Radni uchwalili zmianę miejscowego planu zagospodarowania przestrzennego dla części Wólki Kozodawskiej.
Do podobnych procedur dochodzi systematycznie na terenie całej gminy i rzadko zmiany planów budzą większe emocje. Te towarzyszą co najwyżej pojedynczym właścicielom gruntów, przekonanym o tym, że zmiana zdecydowanie niekorzystnie wpłynie na ich interesy. Tym razem władze gminy były przygotowane na większe zainteresowanie, przede wszystkim mediów, ze względu na „aferę”, która związana miała być właśnie ze zmianą planu zagospodarowania dla Wólki Kozodawskiej. Wiceburmistrz Daniel Putkiewicz zorganizował nawet konferencję prasową po przegłosowaniu uchwały.
Żadnych osiedli
Chodzi o obszar ograniczony ulicami Bukietową, Dworską i Hajduczka oraz rzeką Jeziorką. Nowy plan dla większości tego terenu dopuszcza zabudowę jednorodzinną wolnostojącą. Jedynie tereny zajmowane obecnie przez firmę Polaqua i ich najbliższe sąsiedztwo, a także pas zabudowy w ulicy Dworskiej, zostały przeznaczone pod usługi. Przewidziano też tereny zielone dla mieszkańców, a pozostały obszar dopuszcza budowę domów jednorodzinnych.

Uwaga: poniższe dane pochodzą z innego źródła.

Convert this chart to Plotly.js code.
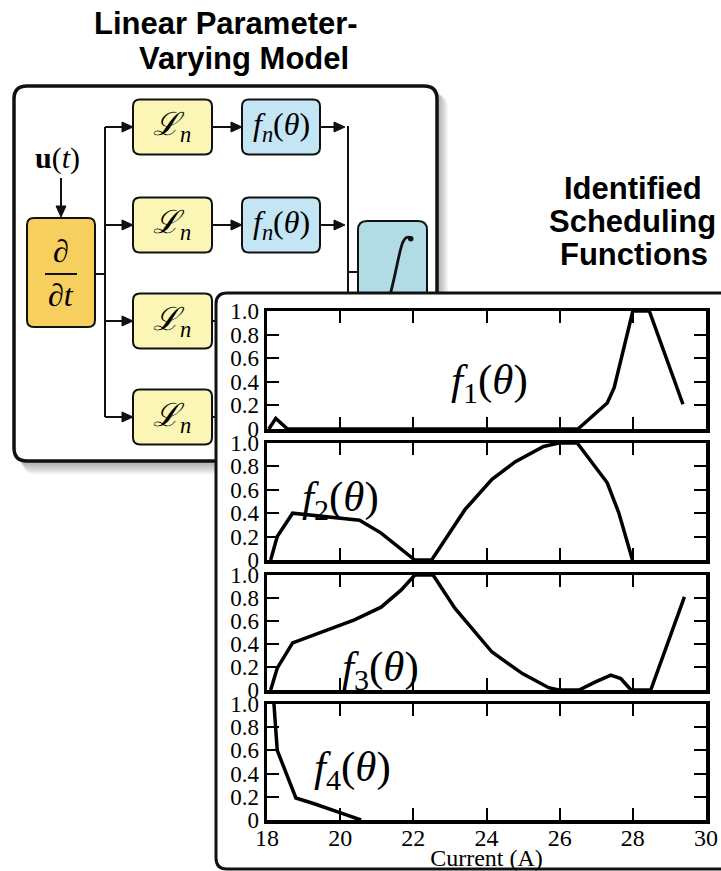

– Pewnym novum jest wprowadzenie w planie zabudowy jednorodzinnej, wolnostojącej, jednolokalowej – podkreśla Putkiewicz. – Chodzi o to, żeby na jednej działce można było zbudować tylko jeden dom, w którym będzie mieszkała jedna rodzina.
W ten sposób samorząd próbuje się zabezpieczyć przed praktyką budowania bliźniaków, które czasem mają aż cztery mieszkania, a często zamieniają się de facto w szeregowce.
– Próbujemy z tym walczyć i uszczelniać system – tłumaczy wiceburmistrz, ale zaznacza, że nowatorski zapis musi jeszcze zatwierdzić wojewoda. Jeśli nie zgłosi uwag, zapędy inwestorów do budowania dużych osiedli, nie wspominając o pomysłach na hotele, baseny itp. infrastrukturę, którą niektórzy widzieli na malowniczym obszarze w dolinie Jeziorki, odejdą w zapomnienie.
Rzekoma korupcja
Takie plany miał mieć ponoć przedsiębiorca Moshe T., który rzekomo wręczył łapówkę lokalnemu politykowi Łukaszowi K., na czym miało przyłapać ich CBA w marcu 2015 r. Według informacji CBA, Łukasz K. miał się powoływać na wpływy w samorządzie, które miały pomóc zmienić mpzp na korzystny dla przedsiębiorcy. Niewątpliwie była to najgłośniejsza lokalna „afera” w ciągu ostatnich kilku lat i choć sprawa zakończyła się tylko grzywną dla obu oskarżonych, władze gminy chciały, żeby uchwalanie mpzp terenów, które rzekomo miało być przedmiotem działań korupcyjnych, odbywało się w pełnej przejrzystości.
Radni przegłosowali zmianę niemal jednogłośnie. Od głosu powstrzymał się tylko Andrzej Mizerski.